● Directions for this task
Return the listing below verbatim. Pictures do not belong in the copy.

● Data lines
++++++++
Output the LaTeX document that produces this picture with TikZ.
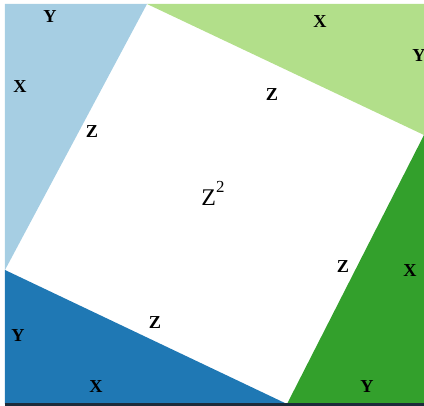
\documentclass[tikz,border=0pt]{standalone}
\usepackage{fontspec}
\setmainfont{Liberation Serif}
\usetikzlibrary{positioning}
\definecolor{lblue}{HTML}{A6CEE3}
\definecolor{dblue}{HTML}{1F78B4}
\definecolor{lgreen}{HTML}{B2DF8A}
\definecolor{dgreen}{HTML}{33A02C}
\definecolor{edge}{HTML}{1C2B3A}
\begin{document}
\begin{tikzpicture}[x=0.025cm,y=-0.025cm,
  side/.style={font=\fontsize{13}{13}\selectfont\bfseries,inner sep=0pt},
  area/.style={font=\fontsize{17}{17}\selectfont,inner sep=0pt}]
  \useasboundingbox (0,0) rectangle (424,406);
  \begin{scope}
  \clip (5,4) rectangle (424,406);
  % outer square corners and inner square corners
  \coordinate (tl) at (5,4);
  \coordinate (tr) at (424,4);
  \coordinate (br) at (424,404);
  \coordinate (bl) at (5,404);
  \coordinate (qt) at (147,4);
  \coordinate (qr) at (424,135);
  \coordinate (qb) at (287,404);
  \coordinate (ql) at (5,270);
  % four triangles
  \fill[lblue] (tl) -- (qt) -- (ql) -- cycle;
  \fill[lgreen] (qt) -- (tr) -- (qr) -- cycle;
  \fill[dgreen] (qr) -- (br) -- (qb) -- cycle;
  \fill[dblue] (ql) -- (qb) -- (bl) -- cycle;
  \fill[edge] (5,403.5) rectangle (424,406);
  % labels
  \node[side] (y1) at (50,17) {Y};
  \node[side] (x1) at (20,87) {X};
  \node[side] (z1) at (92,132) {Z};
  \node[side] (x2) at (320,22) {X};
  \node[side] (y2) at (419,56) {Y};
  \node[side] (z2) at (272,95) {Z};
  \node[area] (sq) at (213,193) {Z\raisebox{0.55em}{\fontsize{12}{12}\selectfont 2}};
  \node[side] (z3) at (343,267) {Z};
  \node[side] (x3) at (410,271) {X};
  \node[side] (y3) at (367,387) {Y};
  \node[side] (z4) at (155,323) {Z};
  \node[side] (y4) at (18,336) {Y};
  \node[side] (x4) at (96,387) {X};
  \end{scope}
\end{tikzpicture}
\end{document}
++++++++
● Exercise solution
Output the LaTeX document that produces this picture with TikZ.
\documentclass[tikz,border=0pt]{standalone}
\usepackage{fontspec}
\setmainfont{Liberation Serif}
\usetikzlibrary{positioning}
\definecolor{lblue}{HTML}{A6CEE3}
\definecolor{dblue}{HTML}{1F78B4}
\definecolor{lgreen}{HTML}{B2DF8A}
\definecolor{dgreen}{HTML}{33A02C}
\definecolor{edge}{HTML}{1C2B3A}
\begin{document}
\begin{tikzpicture}[x=0.025cm,y=-0.025cm,
  side/.style={font=\fontsize{13}{13}\selectfont\bfseries,inner sep=0pt},
  area/.style={font=\fontsize{17}{17}\selectfont,inner sep=0pt}]
  \useasboundingbox (0,0) rectangle (424,406);
  \begin{scope}
  \clip (5,4) rectangle (424,406);
  % outer square corners and inner square corners
  \coordinate (tl) at (5,4);
  \coordinate (tr) at (424,4);
  \coordinate (br) at (424,404);
  \coordinate (bl) at (5,404);
  \coordinate (qt) at (147,4);
  \coordinate (qr) at (424,135);
  \coordinate (qb) at (287,404);
  \coordinate (ql) at (5,270);
  % four triangles
  \fill[lblue] (tl) -- (qt) -- (ql) -- cycle;
  \fill[lgreen] (qt) -- (tr) -- (qr) -- cycle;
  \fill[dgreen] (qr) -- (br) -- (qb) -- cycle;
  \fill[dblue] (ql) -- (qb) -- (bl) -- cycle;
  \fill[edge] (5,403.5) rectangle (424,406);
  % labels
  \node[side] (y1) at (50,17) {Y};
  \node[side] (x1) at (20,87) {X};
  \node[side] (z1) at (92,132) {Z};
  \node[side] (x2) at (320,22) {X};
  \node[side] (y2) at (419,56) {Y};
  \node[side] (z2) at (272,95) {Z};
  \node[area] (sq) at (213,193) {Z\raisebox{0.55em}{\fontsize{12}{12}\selectfont 2}};
  \node[side] (z3) at (343,267) {Z};
  \node[side] (x3) at (410,271) {X};
  \node[side] (y3) at (367,387) {Y};
  \node[side] (z4) at (155,323) {Z};
  \node[side] (y4) at (18,336) {Y};
  \node[side] (x4) at (96,387) {X};
  \end{scope}
\end{tikzpicture}
\end{document}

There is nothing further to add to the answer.